Cap Nord puise sa beauté mystérieuse à la source même de cette musique, dont il ne fait pas un simple objet décoratif mais plutôt un enjeu de mise en scène et d’écriture : chaque chanson interagit directement avec les personnages qui s’approprient les paroles ou se lancent ensemble dans des chorégraphies harmonieuses.
La musique, utilisée ici comme une forme de langage (à l’instar de Mods de Serge Bozon ou L’Epée et la Rose de João Nicolau), reconfigure le monde à son rythme et brouille nos perceptions.

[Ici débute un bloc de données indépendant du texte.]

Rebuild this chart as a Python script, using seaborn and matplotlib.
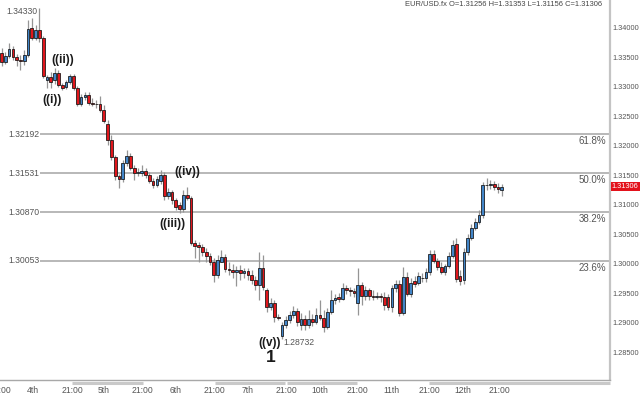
import numpy as np
import pandas as pd
import matplotlib
matplotlib.use("Agg")
import matplotlib.pyplot as plt
import matplotlib.transforms as mtransforms
import seaborn as sns

# EUR/USD candles (oldest first)
opens = [1.3357, 1.3342, 1.3352, 1.3364, 1.3350, 1.3345, 1.3344, 1.3354, 1.3400, 1.3383,
         1.3396, 1.3383, 1.3311, 1.3316, 1.3311, 1.3323, 1.3303, 1.3300, 1.3308, 1.3318,
         1.3298, 1.3271, 1.3283, 1.3286, 1.3272, 1.3271, 1.3271, 1.3261, 1.3237, 1.3210,
         1.3181, 1.3149, 1.3144, 1.3171, 1.3183, 1.3162, 1.3154, 1.3154, 1.3157, 1.3150,
         1.3140, 1.3133, 1.3140, 1.3150, 1.3115, 1.3122, 1.3108, 1.3100, 1.3093, 1.3116,
         1.3111, 1.3035, 1.3032, 1.3028, 1.3020, 1.3013, 1.3003, 1.2981, 1.3003, 1.3011,
         1.2991, 1.2989, 1.2986, 1.2989, 1.2984, 1.2988, 1.2981, 1.2972, 1.2964, 1.2993,
         1.2955, 1.2927, 1.2933, 1.2910, 1.2877, 1.2896, 1.2905, 1.2913, 1.2920, 1.2896,
         1.2906, 1.2896, 1.2906, 1.2901, 1.2913, 1.2908, 1.2893, 1.2918, 1.2939, 1.2944,
         1.2940, 1.2959, 1.2955, 1.2954, 1.2933, 1.2964, 1.2945, 1.2955, 1.2945, 1.2944,
         1.2945, 1.2944, 1.2944, 1.2927, 1.2959, 1.2966, 1.2916, 1.2977, 1.2949, 1.2971,
         1.2967, 1.2976, 1.2976, 1.2986, 1.3016, 1.3005, 1.2994, 1.2986, 1.2996, 1.3013,
         1.3033, 1.2979, 1.2972, 1.3020, 1.3044, 1.3061, 1.3071, 1.3083, 1.3133, 1.3133,
         1.3135, 1.3130, 1.31256]
highs = [1.3366, 1.3359, 1.3374, 1.3369, 1.3355, 1.3354, 1.3362, 1.3413, 1.3416, 1.3405,
         1.3433, 1.3386, 1.3320, 1.3325, 1.3332, 1.3328, 1.3306, 1.3311, 1.3322, 1.3322,
         1.3301, 1.3288, 1.3291, 1.3291, 1.3281, 1.3278, 1.3284, 1.3269, 1.3244, 1.3218,
         1.3184, 1.3152, 1.3176, 1.3193, 1.3188, 1.3167, 1.3162, 1.3167, 1.3162, 1.3155,
         1.3145, 1.3149, 1.3159, 1.3155, 1.3128, 1.3125, 1.3111, 1.3105, 1.3125, 1.3130,
         1.3115, 1.3040, 1.3037, 1.3033, 1.3027, 1.3018, 1.3010, 1.3015, 1.3023, 1.3016,
         1.3003, 1.3000, 1.2996, 1.2998, 1.2993, 1.2993, 1.2989, 1.2979, 1.3020, 1.3015,
         1.2959, 1.2942, 1.2939, 1.2915, 1.2901, 1.2911, 1.2920, 1.2928, 1.2925, 1.2916,
         1.2913, 1.2922, 1.2915, 1.2925, 1.2939, 1.2922, 1.2925, 1.2955, 1.2949, 1.2950,
         1.2967, 1.2964, 1.2961, 1.2959, 1.2993, 1.2969, 1.2962, 1.2959, 1.2955, 1.2952,
         1.2950, 1.2952, 1.2949, 1.2964, 1.2972, 1.2972, 1.2994, 1.2986, 1.2976, 1.2979,
         1.2986, 1.2984, 1.2993, 1.3023, 1.3023, 1.3010, 1.3003, 1.3000, 1.3020, 1.3040,
         1.3044, 1.2989, 1.3027, 1.3050, 1.3067, 1.3077, 1.3091, 1.3138, 1.3145, 1.3142,
         1.3140, 1.3137, 1.31353]
lows = [1.3335, 1.3339, 1.3349, 1.3345, 1.3335, 1.3328, 1.3337, 1.3350, 1.3379, 1.3379,
        1.3376, 1.3315, 1.3298, 1.3298, 1.3305, 1.3300, 1.3294, 1.3296, 1.3305, 1.3294,
        1.3267, 1.3267, 1.3278, 1.3269, 1.3267, 1.3264, 1.3257, 1.3239, 1.3201, 1.3176,
        1.3142, 1.3128, 1.3138, 1.3166, 1.3159, 1.3142, 1.3149, 1.3149, 1.3145, 1.3137,
        1.3128, 1.3130, 1.3135, 1.3108, 1.3110, 1.3101, 1.3091, 1.3086, 1.3088, 1.3108,
        1.3032, 1.3010, 1.3003, 1.3013, 1.3003, 1.2998, 1.2969, 1.2976, 1.3003, 1.2986,
        1.2981, 1.2976, 1.2962, 1.2972, 1.2976, 1.2972, 1.2966, 1.2955, 1.2939, 1.2955,
        1.2918, 1.2922, 1.2901, 1.2905, 1.28732, 1.2891, 1.2900, 1.2908, 1.2894, 1.2888,
        1.2888, 1.2891, 1.2894, 1.2898, 1.2905, 1.2884, 1.2889, 1.2915, 1.2932, 1.2935,
        1.2939, 1.2949, 1.2945, 1.2944, 1.2913, 1.2930, 1.2939, 1.2939, 1.2939, 1.2940,
        1.2935, 1.2922, 1.2922, 1.2918, 1.2952, 1.2911, 1.2913, 1.2945, 1.2944, 1.2961,
        1.2964, 1.2969, 1.2969, 1.2981, 1.3001, 1.2989, 1.2983, 1.2981, 1.2993, 1.3010,
        1.2969, 1.2964, 1.2966, 1.3015, 1.3040, 1.3057, 1.3067, 1.3077, 1.3125, 1.3127,
        1.3125, 1.3120, 1.31156]
closes = [1.3342, 1.3352, 1.3364, 1.3350, 1.3345, 1.3344, 1.3354, 1.3398, 1.3383, 1.3396,
          1.3383, 1.3318, 1.3316, 1.3308, 1.3323, 1.3303, 1.3298, 1.3308, 1.3318, 1.3298,
          1.3271, 1.3283, 1.3286, 1.3272, 1.3271, 1.3271, 1.3261, 1.3242, 1.3210, 1.3181,
          1.3149, 1.3144, 1.3171, 1.3183, 1.3162, 1.3154, 1.3155, 1.3157, 1.3150, 1.3140,
          1.3133, 1.3144, 1.3150, 1.3115, 1.3122, 1.3108, 1.3096, 1.3093, 1.3116, 1.3111,
          1.3035, 1.3030, 1.3028, 1.3020, 1.3013, 1.3003, 1.2981, 1.3006, 1.3011, 1.2991,
          1.2989, 1.2986, 1.2989, 1.2984, 1.2988, 1.2981, 1.2972, 1.2964, 1.2993, 1.2961,
          1.2927, 1.2933, 1.2910, 1.2908, 1.2896, 1.2905, 1.2913, 1.2920, 1.2901, 1.2906,
          1.2896, 1.2906, 1.2901, 1.2913, 1.2908, 1.2893, 1.2918, 1.2939, 1.2942, 1.2940,
          1.2959, 1.2955, 1.2954, 1.2950, 1.2964, 1.2945, 1.2955, 1.2945, 1.2944, 1.2945,
          1.2944, 1.2930, 1.2927, 1.2959, 1.2966, 1.2916, 1.2977, 1.2949, 1.2967, 1.2966,
          1.2979, 1.2976, 1.2986, 1.3016, 1.3005, 1.2994, 1.2986, 1.2996, 1.3013, 1.3032,
          1.2974, 1.2971, 1.3020, 1.3044, 1.3061, 1.3071, 1.3083, 1.3133, 1.3133, 1.3135,
          1.3130, 1.3127, 1.31306]

# Fibonacci retracement levels of the 1.34330 -> 1.28732 drop
fib_levels = [1.32192, 1.31531, 1.30870, 1.30053]
fib_labels = ["61.8%", "50.0%", "38.2%", "23.6%"]

# price axis and time axis labels
y_ticks = [1.285, 1.290, 1.295, 1.300, 1.305, 1.310, 1.315, 1.320, 1.325, 1.330, 1.335, 1.340]
time_labels = ["21:00", "4th", "21:00", "5th", "21:00", "6th", "21:00", "7th",
               "21:00", "10th", "21:00", "11th", "21:00", "12th", "21:00"]
time_pos = [-0.3, 8.3, 18.6, 27.0, 37.3, 46.0, 56.3, 64.8,
            75.1, 84.0, 93.8, 103.0, 112.8, 121.8, 131.5]

# Elliott wave counts (label, bar position, price)
wave_labels = ["((i))", "((ii))", "((iii))", "((iv))", "((v))"]
wave_x = [13.3, 16.2, 45.0, 48.9, 70.8]
wave_y = [1.3278, 1.3345, 1.3067, 1.3155, 1.2866]

df = pd.DataFrame({"open": opens, "high": highs, "low": lows, "close": closes})
df["bar"] = np.arange(len(df))
df["up"] = df["close"] >= df["open"]

sns.set_theme(style="white")
plt.rcParams["font.family"] = ["Liberation Sans Narrow", "Liberation Sans", "DejaVu Sans"]

fig = plt.figure(figsize=(6.4, 4.0), dpi=100)
ax = fig.add_axes([0, 20 / 400, 610 / 640, 380 / 400])

x_max = 160.55
ax.set_xlim(-0.40, x_max)
ax.set_ylim(1.28029, 1.3447)

# fib lines start a little right of the left edge
line_start = 10.2
for lvl, lab in zip(fib_levels, fib_labels):
    ax.hlines(lvl, line_start, x_max, color="#b2b2b2", lw=1.3, zorder=0)
    ax.text(line_start - 0.3, lvl, f"{lvl:.5f}", ha="right", va="center",
            fontsize=6.2, color="#555555")
    ax.annotate(lab, xy=(x_max, lvl), xytext=(-3, -1.5), textcoords="offset points",
                ha="right", va="top", fontsize=7, color="#555555")

# candles
blue, red = "#4285c8", "#e0161c"
colors = np.where(df["up"], blue, red)
ax.vlines(df["bar"], df["low"], df["high"], color="#959595", lw=0.9, zorder=1)
ax.bar(df["bar"], df["close"] - df["open"], bottom=df["open"], width=0.72,
       color=colors, edgecolor="#111111", linewidth=0.55, zorder=2)

# annotations
ax.text(9.6, 1.3427, "1.34330", ha="right", va="center", fontsize=6.2, color="#555555")
ax.text(74.3, 1.2866, "1.28732", ha="left", va="center", fontsize=6.2, color="#555555")
for lab, xx, yy in zip(wave_labels, wave_x, wave_y):
    ax.text(xx, yy, lab, ha="center", va="center", fontsize=8.5, fontweight="bold",
            color="#1a1a1a", family=["Liberation Sans", "DejaVu Sans"])
ax.text(71.1, 1.2841, "1", ha="center", va="center", fontsize=12.5, fontweight="bold",
        color="#1a1a1a", family=["Liberation Sans", "DejaVu Sans"])

# axes styling
sns.despine(ax=ax, left=True, top=True, right=False, bottom=False)
ax.spines["right"].set_color("#c4c4c4")
ax.spines["right"].set_linewidth(1.6)
ax.spines["bottom"].set_color("#a8a8a8")
ax.spines["bottom"].set_linewidth(1.0)
ax.yaxis.tick_right()
ax.set_yticks(y_ticks)
ax.set_yticklabels([f"{v:.5f}" for v in y_ticks])
ax.set_xticks(time_pos)
ax.set_xticklabels(time_labels)
ax.tick_params(axis="y", length=0, pad=1.5, labelsize=5.3, labelcolor="#555555")
ax.tick_params(axis="x", length=0, pad=4.2, labelsize=6.2, labelcolor="#555555")
ax.grid(False)

# alternating day shading under the time axis
trans = mtransforms.blended_transform_factory(ax.transData, ax.transAxes)
for a, b in [(18.6, 37.3), (56.3, 74.9), (75.3, 93.8), (112.8, x_max)]:
    ax.plot([a, b], [-0.009, -0.009], transform=trans, color="#c9c9c9", lw=2.2,
            solid_capstyle="butt", clip_on=False)

# last price box
trans_y = mtransforms.blended_transform_factory(ax.transAxes, ax.transData)
ax.text(1.003, closes[-1], f"{closes[-1]:.5f}", transform=trans_y, ha="left", va="center",
        fontsize=5.3, color="white",
        bbox=dict(boxstyle="square,pad=0.15", fc="#e3121b", ec="none"))

fig.text(602 / 640, 1 - 5 / 400, "EUR/USD.fx O=1.31256 H=1.31353 L=1.31156 C=1.31306",
         ha="right", va="center", fontsize=5.4, color="#444444")

fig.savefig("out.png", dpi=100, facecolor="white")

L’effet, saisissant, culmine dans une dernière séquence mémorable où, la nuit et la fête agonisantes, un personnage retourne à sa condition d’ouvrier du jour, de petit employé sans illusion.
Cap Nord retrouve à ce moment précis la morale de la northern soul telle que la pratiquait à l’époque les misfits prolos des clubs britanniques. Lorsque le chagrin, l’ennui et la misère recouvrent tout, il ne reste plus qu’une seule chose à faire : attendre l’obscurité, et danser.